Più fortunato, vanterie di essere un grande chef a parte, il rapporto con il cibo e la cucina. La pasta, i ravioli, il risotto alla piemontese e i dessert preparati dalla madre, in primis. Ma anche i ristorantini di frutti di mare, scelti tramite capnomancie (l’arte di indovinare i posti più buoni dal fumo che usciva dai comignoli), dove con Vlaminck e Derain fa a gara a chi riesce a mangiare un pranzo intero e poi a ricominciare finché uno non si arrende e paga il conto. «Il suo appetito era formidabile», certificò Francis Picabia, e poteva mangiare mattoni.

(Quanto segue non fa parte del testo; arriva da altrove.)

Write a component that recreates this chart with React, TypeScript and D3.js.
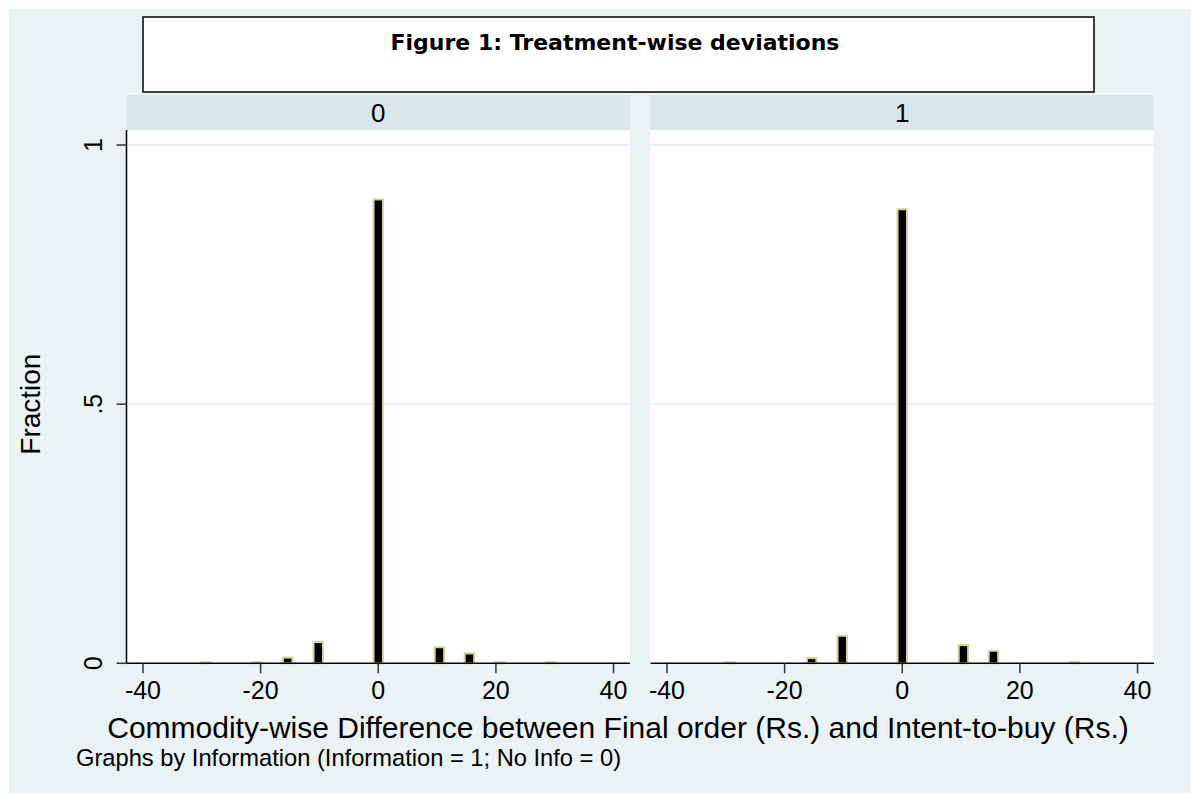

Con l’alibi della fame scrive di tutto su giornali e riviste, delle avanguardie di cui si ritiene il papa e di teatro, di biciclette e dell’Europa orientale, della carne di balena e di femminismo, non disdegnando romanzi pornografici pieni di culi come Le undicimila verghe (composto nel 1905), in fondo il vero manifesto della banda. Qui il protagonista, il nobile romeno Vibescu, attratto e insieme terrorizzato dalle libertine, è Picasso, impegnato nel mantenere il patto di scatenare venti orgasmi consecutivi alla sua Culculina, pena la punizione di 11 mila verghe, ma presto si precipita nell’horror erotico in stile de Sade tra stupri, incesti e uccisioni.
Tuttavia il genio risiede nei versi allineati senza punteggiatura di Alcools (1913), nati dagli amori finiti, e poi quelli di Calligrammes (1918), in cui la guerra appare come una grande opera poetica dalla bellezza pirotecnica. Bastano questi per farsi incantare dal giovane mago innamorato e dal soldato ferito. Se poi oggi del culto di Apollinaire resta poco o nulla, seppellito, come la vecchia Europa, dalle mode yankee, è solo un motivo in più per coltivarlo.